▶ DIRECTIONS
Tally how many lines include "with". The number is the whole answer.

+++ SUPPLIED DATA

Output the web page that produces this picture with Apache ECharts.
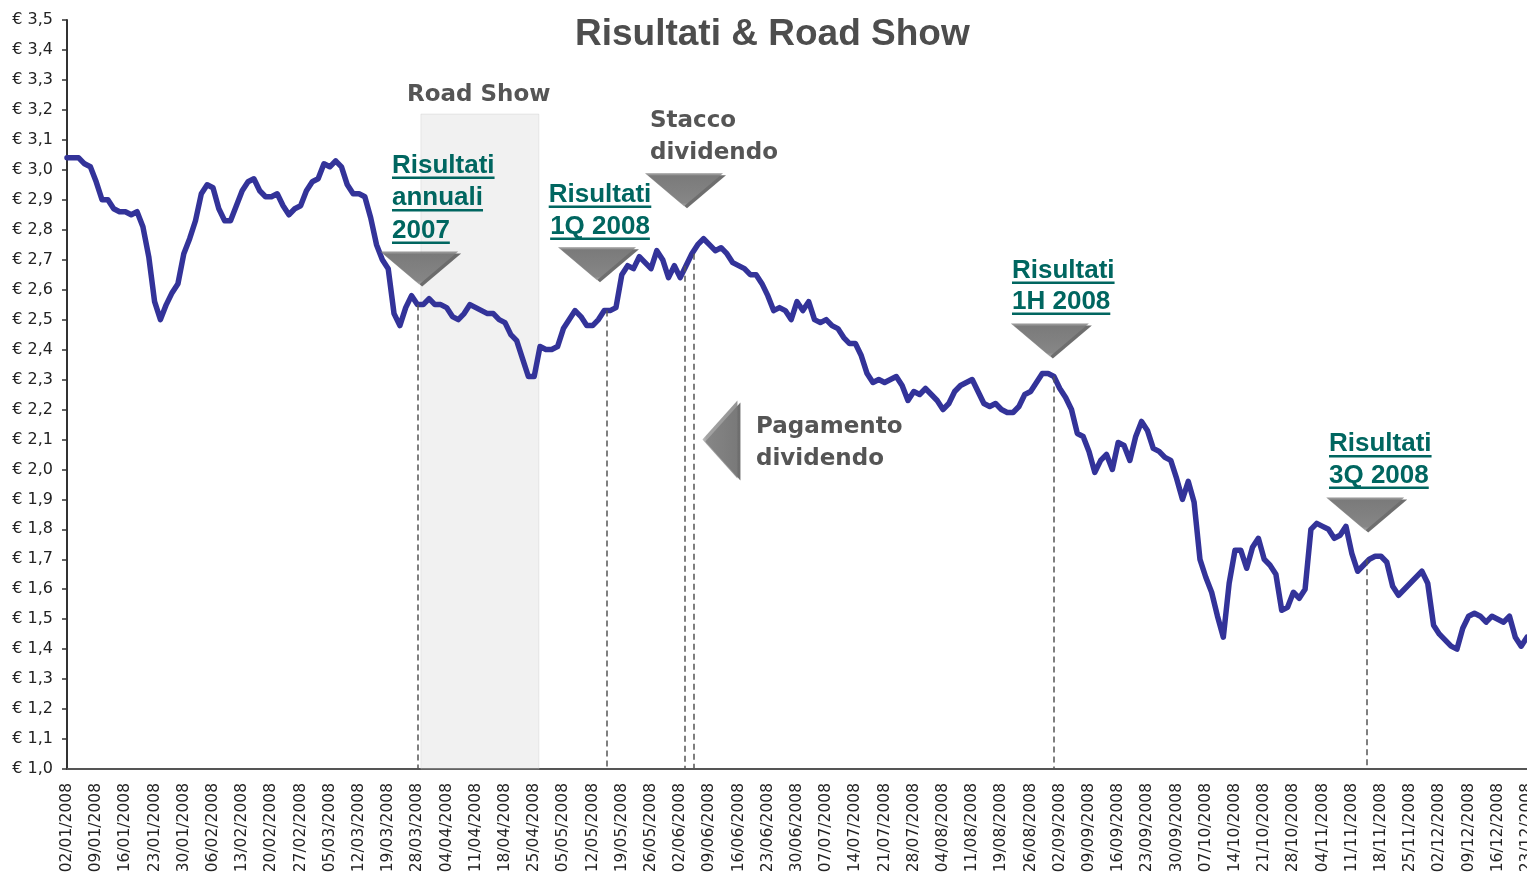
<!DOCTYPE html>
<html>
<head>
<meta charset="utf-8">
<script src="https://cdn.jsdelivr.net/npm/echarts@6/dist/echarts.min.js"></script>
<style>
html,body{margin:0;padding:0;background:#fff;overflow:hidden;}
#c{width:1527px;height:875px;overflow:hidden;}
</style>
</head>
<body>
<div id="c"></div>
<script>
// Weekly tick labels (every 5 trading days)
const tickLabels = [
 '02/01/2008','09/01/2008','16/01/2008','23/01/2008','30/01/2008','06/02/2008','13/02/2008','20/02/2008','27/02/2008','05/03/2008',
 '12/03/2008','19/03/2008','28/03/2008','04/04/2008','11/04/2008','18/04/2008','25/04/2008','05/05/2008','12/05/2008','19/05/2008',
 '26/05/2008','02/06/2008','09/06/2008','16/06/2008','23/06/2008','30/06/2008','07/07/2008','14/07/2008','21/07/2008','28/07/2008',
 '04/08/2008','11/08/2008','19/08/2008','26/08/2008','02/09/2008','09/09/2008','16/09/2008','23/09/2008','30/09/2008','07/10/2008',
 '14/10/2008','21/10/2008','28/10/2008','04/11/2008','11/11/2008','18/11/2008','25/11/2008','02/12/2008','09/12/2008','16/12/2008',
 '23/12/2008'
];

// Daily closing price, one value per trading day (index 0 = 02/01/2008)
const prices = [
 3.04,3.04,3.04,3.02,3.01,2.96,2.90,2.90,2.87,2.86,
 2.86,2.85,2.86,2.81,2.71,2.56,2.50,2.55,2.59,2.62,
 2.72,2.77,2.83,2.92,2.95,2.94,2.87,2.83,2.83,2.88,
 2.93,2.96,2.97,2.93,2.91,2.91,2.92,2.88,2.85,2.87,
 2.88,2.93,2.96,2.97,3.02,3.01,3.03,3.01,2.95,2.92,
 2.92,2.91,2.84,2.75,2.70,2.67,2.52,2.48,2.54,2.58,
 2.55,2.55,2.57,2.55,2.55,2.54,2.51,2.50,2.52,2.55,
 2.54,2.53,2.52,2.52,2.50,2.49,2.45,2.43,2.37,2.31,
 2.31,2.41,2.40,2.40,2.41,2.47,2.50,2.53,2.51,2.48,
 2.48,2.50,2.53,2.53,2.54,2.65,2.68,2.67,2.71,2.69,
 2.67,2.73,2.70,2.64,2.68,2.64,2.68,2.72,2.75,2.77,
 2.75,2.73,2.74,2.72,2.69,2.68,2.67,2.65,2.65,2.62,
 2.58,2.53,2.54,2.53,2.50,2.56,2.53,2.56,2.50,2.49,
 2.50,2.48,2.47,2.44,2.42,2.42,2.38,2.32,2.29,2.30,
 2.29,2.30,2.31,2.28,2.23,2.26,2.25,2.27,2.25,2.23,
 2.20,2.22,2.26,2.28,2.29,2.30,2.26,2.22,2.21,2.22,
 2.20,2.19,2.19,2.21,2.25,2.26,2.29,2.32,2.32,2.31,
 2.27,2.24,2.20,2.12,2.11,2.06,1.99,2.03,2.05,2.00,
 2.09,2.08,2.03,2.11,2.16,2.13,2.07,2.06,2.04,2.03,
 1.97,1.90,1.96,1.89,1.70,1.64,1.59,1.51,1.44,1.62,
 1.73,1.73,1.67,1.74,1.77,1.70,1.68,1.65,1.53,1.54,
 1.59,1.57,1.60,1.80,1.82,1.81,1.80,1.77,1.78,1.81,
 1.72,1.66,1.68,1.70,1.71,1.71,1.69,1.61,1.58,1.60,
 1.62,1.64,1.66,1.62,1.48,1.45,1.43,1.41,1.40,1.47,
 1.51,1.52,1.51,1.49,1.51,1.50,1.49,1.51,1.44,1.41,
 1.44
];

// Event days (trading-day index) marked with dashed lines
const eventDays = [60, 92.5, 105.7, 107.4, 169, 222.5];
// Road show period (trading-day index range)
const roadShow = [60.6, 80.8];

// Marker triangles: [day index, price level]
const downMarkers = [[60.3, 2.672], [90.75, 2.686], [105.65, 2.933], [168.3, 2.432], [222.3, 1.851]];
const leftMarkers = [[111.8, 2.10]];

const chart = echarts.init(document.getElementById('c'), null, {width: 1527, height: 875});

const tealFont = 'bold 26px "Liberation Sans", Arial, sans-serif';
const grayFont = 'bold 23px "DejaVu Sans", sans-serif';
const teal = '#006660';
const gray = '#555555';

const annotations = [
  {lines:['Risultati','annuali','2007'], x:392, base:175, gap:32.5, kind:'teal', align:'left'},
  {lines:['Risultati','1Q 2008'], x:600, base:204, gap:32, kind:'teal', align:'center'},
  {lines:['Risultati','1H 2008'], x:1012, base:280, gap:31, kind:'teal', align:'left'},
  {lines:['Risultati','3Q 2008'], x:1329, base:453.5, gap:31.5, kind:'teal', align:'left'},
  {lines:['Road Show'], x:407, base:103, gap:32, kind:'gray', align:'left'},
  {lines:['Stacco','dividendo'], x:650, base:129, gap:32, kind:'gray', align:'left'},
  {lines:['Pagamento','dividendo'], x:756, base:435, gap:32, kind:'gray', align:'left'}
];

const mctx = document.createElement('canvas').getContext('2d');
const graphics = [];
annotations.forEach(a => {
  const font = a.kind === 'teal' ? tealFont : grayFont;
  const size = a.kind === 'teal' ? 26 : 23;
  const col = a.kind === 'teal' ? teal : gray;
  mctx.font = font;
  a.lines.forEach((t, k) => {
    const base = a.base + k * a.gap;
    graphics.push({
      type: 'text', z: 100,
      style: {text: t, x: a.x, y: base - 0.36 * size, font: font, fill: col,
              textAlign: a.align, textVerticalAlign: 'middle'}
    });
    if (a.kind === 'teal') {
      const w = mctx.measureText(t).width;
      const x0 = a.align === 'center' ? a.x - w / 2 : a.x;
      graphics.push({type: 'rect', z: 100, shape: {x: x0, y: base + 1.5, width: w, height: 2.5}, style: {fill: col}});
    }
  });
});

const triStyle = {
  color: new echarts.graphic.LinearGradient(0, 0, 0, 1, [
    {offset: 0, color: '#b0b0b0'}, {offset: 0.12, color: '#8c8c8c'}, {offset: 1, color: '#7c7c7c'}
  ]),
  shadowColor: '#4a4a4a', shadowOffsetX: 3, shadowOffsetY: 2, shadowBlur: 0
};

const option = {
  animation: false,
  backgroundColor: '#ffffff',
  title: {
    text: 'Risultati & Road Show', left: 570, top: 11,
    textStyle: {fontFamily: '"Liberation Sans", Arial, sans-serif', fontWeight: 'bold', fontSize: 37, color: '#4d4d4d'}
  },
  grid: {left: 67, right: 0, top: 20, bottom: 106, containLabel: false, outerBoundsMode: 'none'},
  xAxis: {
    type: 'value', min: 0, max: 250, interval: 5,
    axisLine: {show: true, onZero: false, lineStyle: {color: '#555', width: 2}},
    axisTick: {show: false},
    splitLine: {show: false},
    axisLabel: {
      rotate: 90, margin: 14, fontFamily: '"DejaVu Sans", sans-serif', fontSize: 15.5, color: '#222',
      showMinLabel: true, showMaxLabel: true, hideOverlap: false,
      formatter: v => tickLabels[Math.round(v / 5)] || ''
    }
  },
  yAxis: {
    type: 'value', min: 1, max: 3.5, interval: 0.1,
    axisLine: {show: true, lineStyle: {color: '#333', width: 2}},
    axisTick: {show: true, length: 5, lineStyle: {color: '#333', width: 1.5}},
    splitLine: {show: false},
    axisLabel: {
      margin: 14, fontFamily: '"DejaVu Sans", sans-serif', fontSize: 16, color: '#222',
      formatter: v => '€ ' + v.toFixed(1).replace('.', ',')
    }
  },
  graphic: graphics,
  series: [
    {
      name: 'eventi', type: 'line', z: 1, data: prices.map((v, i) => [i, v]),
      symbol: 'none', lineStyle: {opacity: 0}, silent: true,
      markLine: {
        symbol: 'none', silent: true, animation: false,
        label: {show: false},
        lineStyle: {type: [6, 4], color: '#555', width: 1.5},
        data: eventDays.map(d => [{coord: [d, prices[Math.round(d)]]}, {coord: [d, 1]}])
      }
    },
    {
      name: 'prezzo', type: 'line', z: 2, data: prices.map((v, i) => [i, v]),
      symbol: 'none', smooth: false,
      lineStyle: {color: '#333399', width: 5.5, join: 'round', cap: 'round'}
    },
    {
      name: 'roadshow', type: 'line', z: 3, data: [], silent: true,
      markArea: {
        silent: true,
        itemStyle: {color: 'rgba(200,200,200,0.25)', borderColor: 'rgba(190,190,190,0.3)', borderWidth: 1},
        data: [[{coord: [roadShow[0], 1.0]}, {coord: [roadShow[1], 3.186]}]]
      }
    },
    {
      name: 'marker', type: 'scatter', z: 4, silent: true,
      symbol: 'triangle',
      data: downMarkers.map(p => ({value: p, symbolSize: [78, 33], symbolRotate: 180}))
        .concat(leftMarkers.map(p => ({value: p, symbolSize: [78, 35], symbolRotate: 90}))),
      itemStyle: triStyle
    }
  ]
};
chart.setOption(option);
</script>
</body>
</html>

++++++

▶ SOLUTION FOR THIS EXERCISE
2